### STATED GOAL
Repeat the lines below exactly as they appear, but leave out the images.

#####

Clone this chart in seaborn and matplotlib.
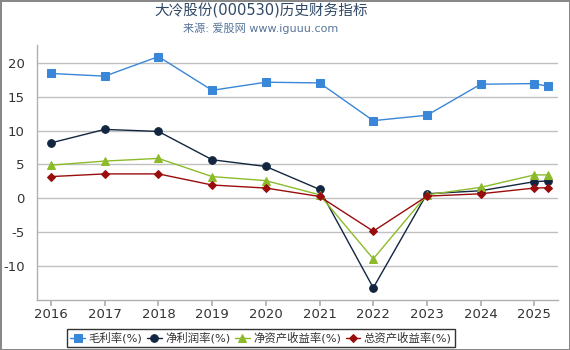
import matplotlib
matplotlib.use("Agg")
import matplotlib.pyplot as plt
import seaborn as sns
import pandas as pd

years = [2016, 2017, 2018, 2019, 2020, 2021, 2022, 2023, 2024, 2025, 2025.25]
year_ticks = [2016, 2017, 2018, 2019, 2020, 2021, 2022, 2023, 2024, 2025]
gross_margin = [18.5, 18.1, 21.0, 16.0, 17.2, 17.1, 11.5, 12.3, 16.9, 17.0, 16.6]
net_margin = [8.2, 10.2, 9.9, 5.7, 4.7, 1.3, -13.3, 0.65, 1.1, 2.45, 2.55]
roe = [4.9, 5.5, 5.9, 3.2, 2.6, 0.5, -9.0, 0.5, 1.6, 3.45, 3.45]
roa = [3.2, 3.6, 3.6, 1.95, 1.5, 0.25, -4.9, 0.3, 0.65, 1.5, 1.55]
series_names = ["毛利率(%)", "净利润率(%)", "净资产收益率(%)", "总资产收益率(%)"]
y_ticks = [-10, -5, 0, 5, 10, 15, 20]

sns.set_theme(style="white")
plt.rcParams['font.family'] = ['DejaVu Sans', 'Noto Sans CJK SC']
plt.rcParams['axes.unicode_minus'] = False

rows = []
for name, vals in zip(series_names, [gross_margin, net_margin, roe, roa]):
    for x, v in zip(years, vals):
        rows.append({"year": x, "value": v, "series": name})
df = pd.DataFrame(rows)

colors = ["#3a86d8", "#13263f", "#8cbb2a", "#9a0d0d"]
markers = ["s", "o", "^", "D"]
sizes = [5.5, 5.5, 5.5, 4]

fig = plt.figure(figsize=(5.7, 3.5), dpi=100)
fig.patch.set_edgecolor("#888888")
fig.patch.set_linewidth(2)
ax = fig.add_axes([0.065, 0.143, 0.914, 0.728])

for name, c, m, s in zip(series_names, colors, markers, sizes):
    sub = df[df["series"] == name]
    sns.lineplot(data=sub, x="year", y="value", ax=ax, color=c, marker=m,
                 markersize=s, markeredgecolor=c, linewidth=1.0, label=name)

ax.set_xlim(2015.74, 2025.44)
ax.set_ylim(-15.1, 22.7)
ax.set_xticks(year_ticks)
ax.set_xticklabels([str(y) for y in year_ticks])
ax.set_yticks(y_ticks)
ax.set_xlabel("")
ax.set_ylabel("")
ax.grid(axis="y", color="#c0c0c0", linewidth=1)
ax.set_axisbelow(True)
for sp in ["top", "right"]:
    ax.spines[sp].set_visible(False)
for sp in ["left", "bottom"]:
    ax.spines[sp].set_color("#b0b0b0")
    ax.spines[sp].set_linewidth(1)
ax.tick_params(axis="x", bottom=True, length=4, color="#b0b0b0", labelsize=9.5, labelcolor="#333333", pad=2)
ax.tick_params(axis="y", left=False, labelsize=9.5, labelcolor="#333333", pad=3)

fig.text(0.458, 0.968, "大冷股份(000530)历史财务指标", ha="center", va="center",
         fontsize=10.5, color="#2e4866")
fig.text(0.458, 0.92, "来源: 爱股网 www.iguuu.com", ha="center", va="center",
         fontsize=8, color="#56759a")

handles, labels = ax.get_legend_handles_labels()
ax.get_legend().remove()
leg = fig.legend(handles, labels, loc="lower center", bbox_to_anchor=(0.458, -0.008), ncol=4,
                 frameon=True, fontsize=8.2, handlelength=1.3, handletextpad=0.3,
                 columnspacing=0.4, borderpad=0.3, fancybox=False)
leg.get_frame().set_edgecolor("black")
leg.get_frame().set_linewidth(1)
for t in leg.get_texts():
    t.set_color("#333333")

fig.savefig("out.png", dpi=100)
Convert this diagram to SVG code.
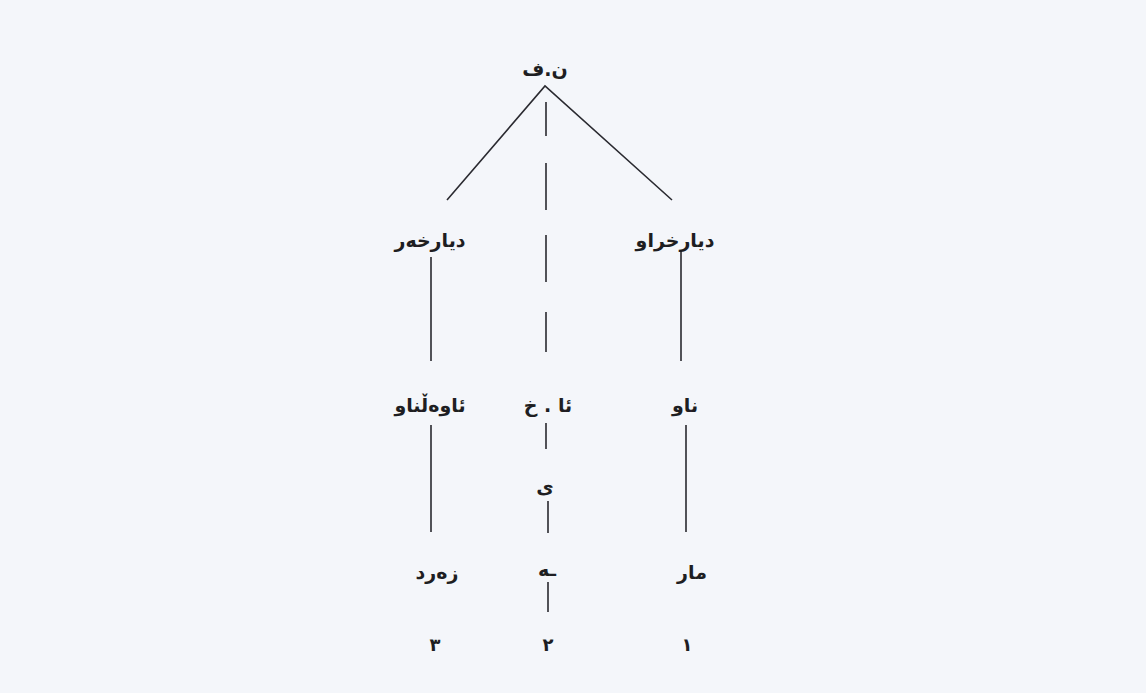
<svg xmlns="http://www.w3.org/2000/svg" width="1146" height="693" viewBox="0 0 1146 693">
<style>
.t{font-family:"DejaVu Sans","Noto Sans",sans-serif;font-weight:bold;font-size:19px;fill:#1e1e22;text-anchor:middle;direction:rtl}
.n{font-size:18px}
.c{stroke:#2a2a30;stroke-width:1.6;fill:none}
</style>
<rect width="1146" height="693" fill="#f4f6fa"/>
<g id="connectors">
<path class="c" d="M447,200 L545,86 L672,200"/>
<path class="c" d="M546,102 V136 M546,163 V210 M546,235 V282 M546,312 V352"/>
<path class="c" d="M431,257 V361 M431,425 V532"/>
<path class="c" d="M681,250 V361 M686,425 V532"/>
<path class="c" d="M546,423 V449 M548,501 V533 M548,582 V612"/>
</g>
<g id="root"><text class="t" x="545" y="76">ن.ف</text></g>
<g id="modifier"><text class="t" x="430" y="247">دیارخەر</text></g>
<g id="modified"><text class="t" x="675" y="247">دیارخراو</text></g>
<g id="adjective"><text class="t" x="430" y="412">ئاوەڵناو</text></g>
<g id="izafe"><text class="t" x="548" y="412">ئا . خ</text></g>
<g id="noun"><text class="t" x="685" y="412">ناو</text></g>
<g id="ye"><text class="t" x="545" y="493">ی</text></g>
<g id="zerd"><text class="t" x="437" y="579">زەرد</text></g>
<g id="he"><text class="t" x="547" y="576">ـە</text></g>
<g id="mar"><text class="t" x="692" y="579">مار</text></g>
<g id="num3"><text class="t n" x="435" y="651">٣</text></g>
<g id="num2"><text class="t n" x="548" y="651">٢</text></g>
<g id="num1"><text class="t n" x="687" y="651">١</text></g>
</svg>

#####

### WRITTEN ANSWER
Clone this chart in seaborn and matplotlib.
import matplotlib
matplotlib.use("Agg")
import matplotlib.pyplot as plt
import seaborn as sns
import pandas as pd

years = [2016, 2017, 2018, 2019, 2020, 2021, 2022, 2023, 2024, 2025, 2025.25]
year_ticks = [2016, 2017, 2018, 2019, 2020, 2021, 2022, 2023, 2024, 2025]
gross_margin = [18.5, 18.1, 21.0, 16.0, 17.2, 17.1, 11.5, 12.3, 16.9, 17.0, 16.6]
net_margin = [8.2, 10.2, 9.9, 5.7, 4.7, 1.3, -13.3, 0.65, 1.1, 2.45, 2.55]
roe = [4.9, 5.5, 5.9, 3.2, 2.6, 0.5, -9.0, 0.5, 1.6, 3.45, 3.45]
roa = [3.2, 3.6, 3.6, 1.95, 1.5, 0.25, -4.9, 0.3, 0.65, 1.5, 1.55]
series_names = ["毛利率(%)", "净利润率(%)", "净资产收益率(%)", "总资产收益率(%)"]
y_ticks = [-10, -5, 0, 5, 10, 15, 20]

sns.set_theme(style="white")
plt.rcParams['font.family'] = ['DejaVu Sans', 'Noto Sans CJK SC']
plt.rcParams['axes.unicode_minus'] = False

rows = []
for name, vals in zip(series_names, [gross_margin, net_margin, roe, roa]):
    for x, v in zip(years, vals):
        rows.append({"year": x, "value": v, "series": name})
df = pd.DataFrame(rows)

colors = ["#3a86d8", "#13263f", "#8cbb2a", "#9a0d0d"]
markers = ["s", "o", "^", "D"]
sizes = [5.5, 5.5, 5.5, 4]

fig = plt.figure(figsize=(5.7, 3.5), dpi=100)
fig.patch.set_edgecolor("#888888")
fig.patch.set_linewidth(2)
ax = fig.add_axes([0.065, 0.143, 0.914, 0.728])

for name, c, m, s in zip(series_names, colors, markers, sizes):
    sub = df[df["series"] == name]
    sns.lineplot(data=sub, x="year", y="value", ax=ax, color=c, marker=m,
                 markersize=s, markeredgecolor=c, linewidth=1.0, label=name)

ax.set_xlim(2015.74, 2025.44)
ax.set_ylim(-15.1, 22.7)
ax.set_xticks(year_ticks)
ax.set_xticklabels([str(y) for y in year_ticks])
ax.set_yticks(y_ticks)
ax.set_xlabel("")
ax.set_ylabel("")
ax.grid(axis="y", color="#c0c0c0", linewidth=1)
ax.set_axisbelow(True)
for sp in ["top", "right"]:
    ax.spines[sp].set_visible(False)
for sp in ["left", "bottom"]:
    ax.spines[sp].set_color("#b0b0b0")
    ax.spines[sp].set_linewidth(1)
ax.tick_params(axis="x", bottom=True, length=4, color="#b0b0b0", labelsize=9.5, labelcolor="#333333", pad=2)
ax.tick_params(axis="y", left=False, labelsize=9.5, labelcolor="#333333", pad=3)

fig.text(0.458, 0.968, "大冷股份(000530)历史财务指标", ha="center", va="center",
         fontsize=10.5, color="#2e4866")
fig.text(0.458, 0.92, "来源: 爱股网 www.iguuu.com", ha="center", va="center",
         fontsize=8, color="#56759a")

handles, labels = ax.get_legend_handles_labels()
ax.get_legend().remove()
leg = fig.legend(handles, labels, loc="lower center", bbox_to_anchor=(0.458, -0.008), ncol=4,
                 frameon=True, fontsize=8.2, handlelength=1.3, handletextpad=0.3,
                 columnspacing=0.4, borderpad=0.3, fancybox=False)
leg.get_frame().set_edgecolor("black")
leg.get_frame().set_linewidth(1)
for t in leg.get_texts():
    t.set_color("#333333")

fig.savefig("out.png", dpi=100)
Convert this diagram to SVG code.
<svg xmlns="http://www.w3.org/2000/svg" width="1146" height="693" viewBox="0 0 1146 693">
<style>
.t{font-family:"DejaVu Sans","Noto Sans",sans-serif;font-weight:bold;font-size:19px;fill:#1e1e22;text-anchor:middle;direction:rtl}
.n{font-size:18px}
.c{stroke:#2a2a30;stroke-width:1.6;fill:none}
</style>
<rect width="1146" height="693" fill="#f4f6fa"/>
<g id="connectors">
<path class="c" d="M447,200 L545,86 L672,200"/>
<path class="c" d="M546,102 V136 M546,163 V210 M546,235 V282 M546,312 V352"/>
<path class="c" d="M431,257 V361 M431,425 V532"/>
<path class="c" d="M681,250 V361 M686,425 V532"/>
<path class="c" d="M546,423 V449 M548,501 V533 M548,582 V612"/>
</g>
<g id="root"><text class="t" x="545" y="76">ن.ف</text></g>
<g id="modifier"><text class="t" x="430" y="247">دیارخەر</text></g>
<g id="modified"><text class="t" x="675" y="247">دیارخراو</text></g>
<g id="adjective"><text class="t" x="430" y="412">ئاوەڵناو</text></g>
<g id="izafe"><text class="t" x="548" y="412">ئا . خ</text></g>
<g id="noun"><text class="t" x="685" y="412">ناو</text></g>
<g id="ye"><text class="t" x="545" y="493">ی</text></g>
<g id="zerd"><text class="t" x="437" y="579">زەرد</text></g>
<g id="he"><text class="t" x="547" y="576">ـە</text></g>
<g id="mar"><text class="t" x="692" y="579">مار</text></g>
<g id="num3"><text class="t n" x="435" y="651">٣</text></g>
<g id="num2"><text class="t n" x="548" y="651">٢</text></g>
<g id="num1"><text class="t n" x="687" y="651">١</text></g>
</svg>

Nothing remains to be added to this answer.